VEGGIE LASAGNA W/ GARLIC BREAD CRUMB TOPPING | JUST A ...
This recipe takes a good long while to make, but it feeds a lot or makes a couple of meals. I make a big pan and freeze half for later. I use different veggies from time to time to experiment with the flavors. Use the veggies and herbs that suit your tastes. This dish gets better and better as it ages. You can make it ahead and just not cook it all the way. When you're ready to serve it just heat up the oven and finish cooking it as it heats up.
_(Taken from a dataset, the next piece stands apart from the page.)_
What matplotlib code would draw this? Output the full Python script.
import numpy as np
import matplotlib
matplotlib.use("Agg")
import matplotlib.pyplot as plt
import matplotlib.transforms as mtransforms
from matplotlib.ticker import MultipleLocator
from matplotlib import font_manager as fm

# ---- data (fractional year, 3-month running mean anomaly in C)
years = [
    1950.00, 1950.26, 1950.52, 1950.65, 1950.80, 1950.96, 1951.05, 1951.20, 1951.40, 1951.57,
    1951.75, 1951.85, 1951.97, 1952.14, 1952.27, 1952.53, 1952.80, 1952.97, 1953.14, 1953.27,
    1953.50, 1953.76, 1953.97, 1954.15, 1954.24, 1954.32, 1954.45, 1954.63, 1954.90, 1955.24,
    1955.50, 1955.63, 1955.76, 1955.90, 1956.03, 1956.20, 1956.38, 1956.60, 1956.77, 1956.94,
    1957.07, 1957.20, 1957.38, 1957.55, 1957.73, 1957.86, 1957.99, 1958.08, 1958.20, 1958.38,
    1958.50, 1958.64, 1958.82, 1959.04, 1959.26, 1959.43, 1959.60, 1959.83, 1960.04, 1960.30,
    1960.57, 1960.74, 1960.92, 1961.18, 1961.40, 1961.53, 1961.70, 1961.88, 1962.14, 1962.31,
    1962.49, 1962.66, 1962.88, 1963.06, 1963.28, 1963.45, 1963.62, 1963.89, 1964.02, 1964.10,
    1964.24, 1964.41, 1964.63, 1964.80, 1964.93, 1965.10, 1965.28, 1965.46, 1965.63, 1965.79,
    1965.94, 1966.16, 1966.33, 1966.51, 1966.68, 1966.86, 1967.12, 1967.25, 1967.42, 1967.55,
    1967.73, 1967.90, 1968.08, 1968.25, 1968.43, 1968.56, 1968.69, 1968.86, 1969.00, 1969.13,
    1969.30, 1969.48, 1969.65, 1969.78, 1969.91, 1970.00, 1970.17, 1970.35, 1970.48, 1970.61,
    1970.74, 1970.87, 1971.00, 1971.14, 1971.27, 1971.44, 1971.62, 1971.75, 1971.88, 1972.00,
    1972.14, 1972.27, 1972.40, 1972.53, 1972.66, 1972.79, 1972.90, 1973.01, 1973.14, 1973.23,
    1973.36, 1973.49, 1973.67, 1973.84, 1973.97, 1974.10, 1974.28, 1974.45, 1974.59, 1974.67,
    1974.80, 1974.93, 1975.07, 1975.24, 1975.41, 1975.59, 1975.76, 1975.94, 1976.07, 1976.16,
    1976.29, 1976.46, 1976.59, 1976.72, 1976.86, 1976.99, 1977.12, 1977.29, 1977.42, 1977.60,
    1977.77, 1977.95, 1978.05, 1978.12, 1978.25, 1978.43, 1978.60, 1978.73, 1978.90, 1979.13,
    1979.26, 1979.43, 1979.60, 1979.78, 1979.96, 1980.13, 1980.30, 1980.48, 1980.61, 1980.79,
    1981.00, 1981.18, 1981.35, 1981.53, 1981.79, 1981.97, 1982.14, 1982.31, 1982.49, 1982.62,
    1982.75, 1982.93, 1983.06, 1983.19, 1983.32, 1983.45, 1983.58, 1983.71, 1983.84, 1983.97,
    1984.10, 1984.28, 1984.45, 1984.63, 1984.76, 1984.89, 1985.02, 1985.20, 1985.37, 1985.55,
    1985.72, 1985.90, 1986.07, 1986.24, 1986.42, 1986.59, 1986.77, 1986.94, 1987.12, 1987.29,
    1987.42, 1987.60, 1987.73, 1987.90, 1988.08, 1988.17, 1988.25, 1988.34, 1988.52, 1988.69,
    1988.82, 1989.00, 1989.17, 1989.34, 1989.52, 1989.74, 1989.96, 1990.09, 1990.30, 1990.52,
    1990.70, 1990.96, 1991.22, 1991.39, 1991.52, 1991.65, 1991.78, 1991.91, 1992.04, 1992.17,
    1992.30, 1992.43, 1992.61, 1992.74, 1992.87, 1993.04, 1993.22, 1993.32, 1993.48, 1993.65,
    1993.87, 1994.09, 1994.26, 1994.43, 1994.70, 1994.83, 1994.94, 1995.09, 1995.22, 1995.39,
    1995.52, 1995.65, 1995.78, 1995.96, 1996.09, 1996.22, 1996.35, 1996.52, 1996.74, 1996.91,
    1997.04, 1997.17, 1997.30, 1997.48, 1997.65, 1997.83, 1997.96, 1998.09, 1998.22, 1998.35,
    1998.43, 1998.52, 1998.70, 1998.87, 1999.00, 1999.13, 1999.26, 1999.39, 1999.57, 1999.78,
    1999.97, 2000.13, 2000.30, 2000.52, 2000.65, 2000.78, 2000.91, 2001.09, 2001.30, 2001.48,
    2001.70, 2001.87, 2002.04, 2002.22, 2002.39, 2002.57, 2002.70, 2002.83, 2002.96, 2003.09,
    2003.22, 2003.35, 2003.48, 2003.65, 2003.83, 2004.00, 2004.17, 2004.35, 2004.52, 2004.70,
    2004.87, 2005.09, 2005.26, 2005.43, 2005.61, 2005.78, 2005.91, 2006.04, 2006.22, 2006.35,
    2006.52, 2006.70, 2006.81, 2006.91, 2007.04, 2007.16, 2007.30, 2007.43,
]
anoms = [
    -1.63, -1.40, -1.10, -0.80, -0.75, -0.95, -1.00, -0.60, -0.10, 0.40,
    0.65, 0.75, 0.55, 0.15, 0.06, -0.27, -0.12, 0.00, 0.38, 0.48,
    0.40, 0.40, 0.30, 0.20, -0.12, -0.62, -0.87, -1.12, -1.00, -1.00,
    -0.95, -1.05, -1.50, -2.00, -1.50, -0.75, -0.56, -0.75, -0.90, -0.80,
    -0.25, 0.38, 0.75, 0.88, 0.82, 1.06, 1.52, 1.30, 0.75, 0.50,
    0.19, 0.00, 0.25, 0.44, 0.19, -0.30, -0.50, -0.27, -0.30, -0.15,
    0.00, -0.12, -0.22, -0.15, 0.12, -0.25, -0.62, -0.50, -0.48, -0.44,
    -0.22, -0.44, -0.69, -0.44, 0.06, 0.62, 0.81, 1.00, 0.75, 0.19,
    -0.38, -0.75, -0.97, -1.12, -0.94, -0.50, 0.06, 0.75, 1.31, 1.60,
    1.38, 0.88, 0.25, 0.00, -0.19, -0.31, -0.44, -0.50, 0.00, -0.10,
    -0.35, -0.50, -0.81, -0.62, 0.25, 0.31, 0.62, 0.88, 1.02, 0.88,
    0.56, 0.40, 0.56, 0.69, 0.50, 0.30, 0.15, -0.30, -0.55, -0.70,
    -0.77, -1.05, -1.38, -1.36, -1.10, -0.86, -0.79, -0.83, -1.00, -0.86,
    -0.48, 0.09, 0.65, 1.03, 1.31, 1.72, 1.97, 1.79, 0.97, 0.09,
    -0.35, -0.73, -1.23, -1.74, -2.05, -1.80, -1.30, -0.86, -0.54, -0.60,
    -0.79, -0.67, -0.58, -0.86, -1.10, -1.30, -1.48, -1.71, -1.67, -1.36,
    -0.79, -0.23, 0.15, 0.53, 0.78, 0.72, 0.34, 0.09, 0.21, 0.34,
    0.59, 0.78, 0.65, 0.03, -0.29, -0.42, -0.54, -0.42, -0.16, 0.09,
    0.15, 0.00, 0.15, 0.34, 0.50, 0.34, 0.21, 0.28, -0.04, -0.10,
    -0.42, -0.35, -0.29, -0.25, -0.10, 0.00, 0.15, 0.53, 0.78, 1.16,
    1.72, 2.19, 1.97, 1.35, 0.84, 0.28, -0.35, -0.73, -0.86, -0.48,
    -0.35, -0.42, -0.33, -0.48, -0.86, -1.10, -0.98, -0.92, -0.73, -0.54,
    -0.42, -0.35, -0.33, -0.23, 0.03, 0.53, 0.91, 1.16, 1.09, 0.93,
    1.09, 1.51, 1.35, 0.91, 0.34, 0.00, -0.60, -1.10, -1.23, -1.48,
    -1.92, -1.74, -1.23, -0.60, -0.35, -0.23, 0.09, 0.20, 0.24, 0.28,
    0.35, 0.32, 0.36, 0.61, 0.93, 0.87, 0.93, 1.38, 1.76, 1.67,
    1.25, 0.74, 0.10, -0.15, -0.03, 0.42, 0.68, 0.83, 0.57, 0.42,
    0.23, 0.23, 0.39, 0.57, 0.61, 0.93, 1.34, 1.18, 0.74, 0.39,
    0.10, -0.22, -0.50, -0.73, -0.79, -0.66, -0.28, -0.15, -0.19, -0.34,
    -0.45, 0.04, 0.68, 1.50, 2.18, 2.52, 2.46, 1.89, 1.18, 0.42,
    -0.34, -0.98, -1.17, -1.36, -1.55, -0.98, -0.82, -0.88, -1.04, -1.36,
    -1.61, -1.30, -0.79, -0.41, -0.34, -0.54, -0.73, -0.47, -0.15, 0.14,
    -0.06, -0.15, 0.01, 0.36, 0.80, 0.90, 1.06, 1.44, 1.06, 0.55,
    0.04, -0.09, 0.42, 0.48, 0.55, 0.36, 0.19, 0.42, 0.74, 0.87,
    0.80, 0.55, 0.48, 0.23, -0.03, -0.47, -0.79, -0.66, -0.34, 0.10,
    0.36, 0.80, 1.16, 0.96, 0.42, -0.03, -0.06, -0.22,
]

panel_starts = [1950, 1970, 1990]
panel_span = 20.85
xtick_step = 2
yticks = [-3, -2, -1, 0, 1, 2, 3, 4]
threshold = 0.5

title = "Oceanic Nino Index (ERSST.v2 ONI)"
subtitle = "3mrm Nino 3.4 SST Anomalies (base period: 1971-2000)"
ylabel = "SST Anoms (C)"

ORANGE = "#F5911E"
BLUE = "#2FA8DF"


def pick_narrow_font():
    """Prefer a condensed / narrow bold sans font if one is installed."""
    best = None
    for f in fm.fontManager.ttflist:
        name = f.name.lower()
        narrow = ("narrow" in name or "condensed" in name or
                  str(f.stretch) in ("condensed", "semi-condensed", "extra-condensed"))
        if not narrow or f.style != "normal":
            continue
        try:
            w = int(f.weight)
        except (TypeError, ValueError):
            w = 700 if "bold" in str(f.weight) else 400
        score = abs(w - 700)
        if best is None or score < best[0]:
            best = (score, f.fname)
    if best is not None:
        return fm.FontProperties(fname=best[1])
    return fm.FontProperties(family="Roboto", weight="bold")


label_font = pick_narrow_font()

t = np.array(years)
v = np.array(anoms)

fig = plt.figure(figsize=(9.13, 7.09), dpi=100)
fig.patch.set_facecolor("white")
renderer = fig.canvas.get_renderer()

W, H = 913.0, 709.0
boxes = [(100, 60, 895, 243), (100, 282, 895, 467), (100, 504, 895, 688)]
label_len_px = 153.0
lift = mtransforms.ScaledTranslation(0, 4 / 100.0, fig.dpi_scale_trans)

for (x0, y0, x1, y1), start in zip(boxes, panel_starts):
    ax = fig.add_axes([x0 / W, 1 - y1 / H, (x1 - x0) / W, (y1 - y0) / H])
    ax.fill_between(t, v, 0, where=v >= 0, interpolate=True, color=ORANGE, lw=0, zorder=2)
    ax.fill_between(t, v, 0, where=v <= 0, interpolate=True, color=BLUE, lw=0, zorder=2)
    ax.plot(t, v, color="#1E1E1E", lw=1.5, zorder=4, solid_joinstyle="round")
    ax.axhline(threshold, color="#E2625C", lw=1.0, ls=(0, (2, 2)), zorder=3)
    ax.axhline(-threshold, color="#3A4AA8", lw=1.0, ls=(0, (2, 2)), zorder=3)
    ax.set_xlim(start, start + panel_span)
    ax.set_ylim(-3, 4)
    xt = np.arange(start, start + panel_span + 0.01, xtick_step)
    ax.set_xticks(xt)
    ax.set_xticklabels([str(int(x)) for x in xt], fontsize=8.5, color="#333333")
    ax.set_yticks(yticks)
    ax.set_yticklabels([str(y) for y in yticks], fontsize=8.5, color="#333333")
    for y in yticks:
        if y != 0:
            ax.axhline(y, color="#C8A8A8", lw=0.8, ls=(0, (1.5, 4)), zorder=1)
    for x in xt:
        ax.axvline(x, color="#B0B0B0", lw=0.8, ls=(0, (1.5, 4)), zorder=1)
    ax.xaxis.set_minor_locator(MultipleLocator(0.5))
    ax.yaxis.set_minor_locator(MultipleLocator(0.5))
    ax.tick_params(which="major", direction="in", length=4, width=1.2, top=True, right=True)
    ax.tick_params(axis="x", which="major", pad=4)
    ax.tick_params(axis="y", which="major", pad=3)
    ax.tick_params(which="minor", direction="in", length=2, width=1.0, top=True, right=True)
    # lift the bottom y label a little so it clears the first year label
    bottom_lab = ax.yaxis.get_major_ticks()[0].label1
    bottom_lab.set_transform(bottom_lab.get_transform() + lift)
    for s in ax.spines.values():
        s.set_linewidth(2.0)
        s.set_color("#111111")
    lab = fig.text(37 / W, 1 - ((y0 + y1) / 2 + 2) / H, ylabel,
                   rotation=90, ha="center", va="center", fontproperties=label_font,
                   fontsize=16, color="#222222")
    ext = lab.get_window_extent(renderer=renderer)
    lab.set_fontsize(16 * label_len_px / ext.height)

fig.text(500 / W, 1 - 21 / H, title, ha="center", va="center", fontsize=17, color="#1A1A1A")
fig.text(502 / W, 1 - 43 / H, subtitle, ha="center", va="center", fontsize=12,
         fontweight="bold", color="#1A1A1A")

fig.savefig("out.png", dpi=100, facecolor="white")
Provided by roBette Lee @HappyEats
Categories Other Main Dishes
Prep Time 2 hours
Cook Time 1 hours
Number Of Ingredients 30
Steps:
- In a large pot sauté chopped onion and garlic in olive oil over medium heat until almost transparent. Add all cans of tomatoes and tomato sauce and stir to blend. Reduce heat and add grated carrots and zucchini. Cook covered on medium low heat, stirring occasionally to prevent burning.
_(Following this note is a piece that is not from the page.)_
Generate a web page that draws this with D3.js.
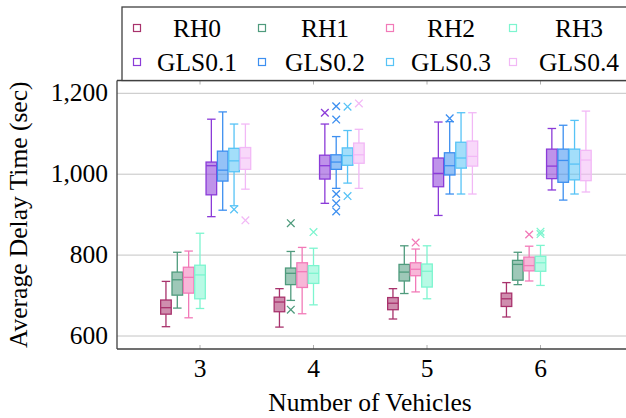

- After sauce has cooked down and veggies have become al dente reduce heat to low and add tomato paste, chopped spinach/arugula greens and wine, if using. Adjust salt and pepper. Stir well and cover. Turn heat off and let sauce sit until you're ready to assemble your lasagna.
- Put a large pot of water with salt and olive oil on to heat up. Do not let it boil. Get out a large baking dish. (at least 11 x 14 x 2 1/2 deep) Make your cheese filling and bread crumb topping.
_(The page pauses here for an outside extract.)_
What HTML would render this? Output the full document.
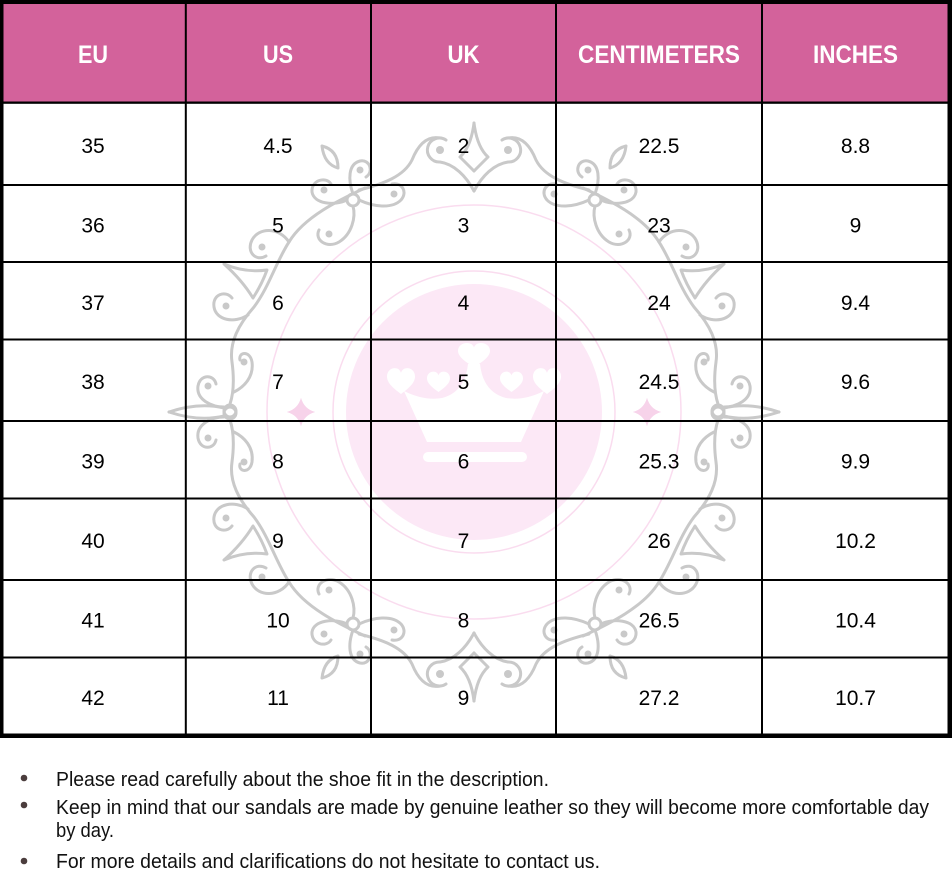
<!DOCTYPE html>
<html>
<head>
<meta charset="utf-8">
<style>
html,body{margin:0;padding:0;background:#fff;}
svg{display:block;}
</style>
</head>
<body>
<svg width="952" height="891" viewBox="0 0 952 891" xmlns="http://www.w3.org/2000/svg">
<defs>
<g id="q">
  <g fill="none" stroke="#c9c9c9" stroke-width="3" stroke-linecap="round" stroke-linejoin="round">
    <path d="M0,-289 Q-3,-265 -14,-255 L0,-241"/>
    <path d="M-28,-272 A12,12 0 1,0 -34,-250 C-20,-248 -8,-236 0,-221"/>
    <path d="M-34,-274 C-50,-277 -58,-262 -62,-252 C-70,-236 -90,-228 -115,-222"/>
    <circle cx="-121" cy="-212" r="6"/>
    <path d="M-152,-266 Q-136,-262 -136,-244 Q-150,-248 -152,-266 Z"/>
    <path d="M-121,-218 C-126,-232 -126,-248 -114,-251 C-104,-253 -100,-240 -108,-235"/>
    <path d="M-127,-212 C-140,-206 -160,-208 -162,-220 C-163,-232 -148,-236 -143,-228"/>
    <path d="M-115,-212 C-100,-205 -82,-203 -73,-212 C-66,-220 -72,-230 -82,-228"/>
    <path d="M-121,-206 C-118,-195 -122,-178 -135,-170 C-147,-163 -160,-172 -155,-182"/>
    <path d="M-109,-224 C-135,-212 -170,-195 -185,-170 C-198,-150 -205,-125 -220,-105 C-235,-88 -245,-70 -242,-50 C-240,-35 -240,-20 -244,-8"/>
    <path d="M-185,-170 C-195,-185 -215,-185 -222,-172 C-228,-160 -218,-150 -208,-156"/>
    <path d="M-250,-148 Q-229,-139 -207,-142 Q-212,-128 -221,-114 Q-232,-132 -250,-148 Z"/>
    <path d="M-226,-97 C-240,-88 -258,-92 -260,-105 C-262,-118 -248,-122 -242,-114"/>
    <path d="M-250,-5 C-262,-5 -278,-12 -276,-26 C-274,-38 -260,-38 -258,-28"/>
    <path d="M-240,-20 C-230,-25 -220,-35 -222,-50 C-224,-62 -236,-60 -234,-52"/>
    <circle cx="-244" cy="-1" r="6"/>
    <path d="M-250,-4 Q-275,-10 -305,0"/>
  </g>
  <g fill="#c9c9c9">
    <circle cx="-34" cy="-262" r="4"/>
    <circle cx="-114" cy="-242" r="3.5"/>
    <circle cx="-150" cy="-222" r="3.5"/>
    <circle cx="-80" cy="-218" r="3.5"/>
    <circle cx="-145" cy="-178" r="3.5"/>
    <circle cx="-212" cy="-165" r="3.5"/>
    <circle cx="-248" cy="-106" r="3.5"/>
    <circle cx="-266" cy="-26" r="3.5"/>
    <circle cx="-230" cy="-50" r="3.5"/>
  </g>
  <path d="M-173,-14 Q-170,-3 -159,0 Q-170,3 -173,14 Q-176,3 -187,0 Q-176,-3 -173,-14 Z" fill="#f7d3ea"/>
</g>
</defs>

<rect width="952" height="891" fill="#fff"/>
<rect x="3.5" y="4" width="944" height="98" fill="#d3629b"/>

<circle cx="474" cy="412" r="207" fill="none" stroke="#fadcef" stroke-width="1.5"/>
<circle cx="474" cy="412" r="141" fill="none" stroke="#fadcef" stroke-width="1.5"/>
<circle cx="474" cy="412" r="128" fill="#fce8f6"/>
<g fill="#ffffff">
  <path d="M427,442 L404,391 Q424,401 442,398 Q465,392 468,364 L480,364 Q483,392 506,398 Q524,401 544,391 L521,442 Z"/>
  <path transform="translate(474,354) scale(16,13)" d="M0,1 C-0.6,0.55 -1,0.2 -1,-0.25 C-1,-0.65 -0.7,-0.85 -0.45,-0.85 C-0.2,-0.85 -0.05,-0.7 0,-0.5 C0.05,-0.7 0.2,-0.85 0.45,-0.85 C0.7,-0.85 1,-0.65 1,-0.25 C1,0.2 0.6,0.55 0,1 Z"/>
  <path transform="translate(401,380) scale(14,14)" d="M0,1 C-0.6,0.55 -1,0.2 -1,-0.25 C-1,-0.65 -0.7,-0.85 -0.45,-0.85 C-0.2,-0.85 -0.05,-0.7 0,-0.5 C0.05,-0.7 0.2,-0.85 0.45,-0.85 C0.7,-0.85 1,-0.65 1,-0.25 C1,0.2 0.6,0.55 0,1 Z"/>
  <path transform="translate(547,380) scale(14,14)" d="M0,1 C-0.6,0.55 -1,0.2 -1,-0.25 C-1,-0.65 -0.7,-0.85 -0.45,-0.85 C-0.2,-0.85 -0.05,-0.7 0,-0.5 C0.05,-0.7 0.2,-0.85 0.45,-0.85 C0.7,-0.85 1,-0.65 1,-0.25 C1,0.2 0.6,0.55 0,1 Z"/>
  <path transform="translate(438.5,381) scale(11.5,11)" d="M0,1 C-0.6,0.55 -1,0.2 -1,-0.25 C-1,-0.65 -0.7,-0.85 -0.45,-0.85 C-0.2,-0.85 -0.05,-0.7 0,-0.5 C0.05,-0.7 0.2,-0.85 0.45,-0.85 C0.7,-0.85 1,-0.65 1,-0.25 C1,0.2 0.6,0.55 0,1 Z"/>
  <path transform="translate(511.5,381) scale(11.5,11)" d="M0,1 C-0.6,0.55 -1,0.2 -1,-0.25 C-1,-0.65 -0.7,-0.85 -0.45,-0.85 C-0.2,-0.85 -0.05,-0.7 0,-0.5 C0.05,-0.7 0.2,-0.85 0.45,-0.85 C0.7,-0.85 1,-0.65 1,-0.25 C1,0.2 0.6,0.55 0,1 Z"/>
  <rect x="423" y="452" width="104" height="10" rx="5"/>
</g>
<g transform="translate(474,412)">
  <use href="#q"/>
  <use href="#q" transform="scale(-1,1)"/>
  <use href="#q" transform="scale(1,-1)"/>
  <use href="#q" transform="scale(-1,-1)"/>
</g>

<g fill="#000">
  <rect x="3" y="101.5" width="945" height="2.3"/>
  <rect x="3" y="184" width="945" height="2"/>
  <rect x="3" y="261" width="945" height="2"/>
  <rect x="3" y="338.5" width="945" height="2"/>
  <rect x="3" y="420" width="945" height="2"/>
  <rect x="3" y="497.5" width="945" height="2"/>
  <rect x="3" y="579" width="945" height="2"/>
  <rect x="3" y="656.5" width="945" height="2"/>
  <rect x="184.8" y="3" width="2" height="732"/>
  <rect x="370" y="3" width="2" height="732"/>
  <rect x="555" y="3" width="2" height="732"/>
  <rect x="761" y="3" width="2" height="732"/>
  <rect x="0" y="0" width="952" height="4"/>
  <rect x="0" y="0" width="3.5" height="738"/>
  <rect x="947.5" y="0" width="4.5" height="738"/>
  <rect x="0" y="733.5" width="952" height="4.5"/>
</g>

<g font-family="'Liberation Sans', Arial, sans-serif" font-weight="bold" font-size="25" fill="#ffffff" text-anchor="middle">
  <text x="93" y="63" textLength="30" lengthAdjust="spacingAndGlyphs">EU</text>
  <text x="278" y="63" textLength="30" lengthAdjust="spacingAndGlyphs">US</text>
  <text x="463.5" y="63" textLength="32" lengthAdjust="spacingAndGlyphs">UK</text>
  <text x="659" y="63" textLength="162" lengthAdjust="spacingAndGlyphs">CENTIMETERS</text>
  <text x="855.5" y="63" textLength="85" lengthAdjust="spacingAndGlyphs">INCHES</text>
</g>

<g font-family="'Liberation Sans', Arial, sans-serif" font-size="21" fill="#000" text-anchor="middle">
  <text x="93" y="153">35</text><text x="278" y="153">4.5</text><text x="463.5" y="153">2</text><text x="659" y="153">22.5</text><text x="855.5" y="153">8.8</text>
  <text x="93" y="232.5">36</text><text x="278" y="232.5">5</text><text x="463.5" y="232.5">3</text><text x="659" y="232.5">23</text><text x="855.5" y="232.5">9</text>
  <text x="93" y="310">37</text><text x="278" y="310">6</text><text x="463.5" y="310">4</text><text x="659" y="310">24</text><text x="855.5" y="310">9.4</text>
  <text x="93" y="389">38</text><text x="278" y="389">7</text><text x="463.5" y="389">5</text><text x="659" y="389">24.5</text><text x="855.5" y="389">9.6</text>
  <text x="93" y="468.5">39</text><text x="278" y="468.5">8</text><text x="463.5" y="468.5">6</text><text x="659" y="468.5">25.3</text><text x="855.5" y="468.5">9.9</text>
  <text x="93" y="548">40</text><text x="278" y="548">9</text><text x="463.5" y="548">7</text><text x="659" y="548">26</text><text x="855.5" y="548">10.2</text>
  <text x="93" y="627.5">41</text><text x="278" y="627.5">10</text><text x="463.5" y="627.5">8</text><text x="659" y="627.5">26.5</text><text x="855.5" y="627.5">10.4</text>
  <text x="93" y="705">42</text><text x="278" y="705">11</text><text x="463.5" y="705">9</text><text x="659" y="705">27.2</text><text x="855.5" y="705">10.7</text>
</g>

<g fill="#4b3d3d">
  <circle cx="24" cy="778" r="3.3"/>
  <circle cx="24" cy="805" r="3.3"/>
  <circle cx="24" cy="861" r="3.3"/>
</g>
<g font-family="'Liberation Sans', Arial, sans-serif" font-size="20" fill="#111">
  <text x="56" y="786" textLength="493" lengthAdjust="spacingAndGlyphs">Please read carefully about the shoe fit in the description.</text>
  <text x="56" y="814" textLength="873" lengthAdjust="spacingAndGlyphs">Keep in mind that our sandals are made by genuine leather so they will become more comfortable day</text>
  <text x="56" y="837" textLength="58" lengthAdjust="spacingAndGlyphs">by day.</text>
  <text x="56" y="868" textLength="544" lengthAdjust="spacingAndGlyphs">For more details and clarifications do not hesitate to contact us.</text>
</g>
</svg>
</body>
</html>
- In a large deep bowl pour carton of Ricotta and break up. Add shredded Mozzarella, Parmesan and shredded Provolone. Add herbs and stir well. Set aside. In a small food processor put bread, garlic powder and melted butter in and process until you have medium grain crumbs evenly coated with butter and garlic. Set aside.
- Add noodles to hot water and cook just until they get soft and pliable. Do not boil the noodles and do not overcook the noodles; they should be firm while assembling the lasagna. (They will cook the rest of the way in the oven and in the sauce.)
- Assembling the lasagna: Pour a couple of spoonful of sauce in the baking dish to coat the bottom. Top with 4 noodles lengthwise and one noodle widthwise. Add 1/3 of the cheese mixture over the noodles. Top with approx. 1/3 of the veggie sauce. Repeat with noodles, cheese and sauce until all is used. (I like to tuck in any noodles that may be standing up and will burn in the oven.) Sprinkle with Parmesan and or Mozzarella on top and bake in 325 oven for about 1 hour. In the last 10 minutes of baking put garlic bread crumbs on top of lasagna, spreading them evenly over the entire surface. Return to oven for the last 10 minutes of cooking. When the lasagna is hot and bubbly and the bread crumbs are toasty brown remove the pan from the oven and let sit for at least 10 minutes to settle before serving. This dish has everything in it to make a meal, but feel free to add your own sides to finish off your meal.
- Note: Use whatever vegetables you prefer. I have made it with asparagus, mushrooms, olives and other squashes. Experiment with the flavors your family likes.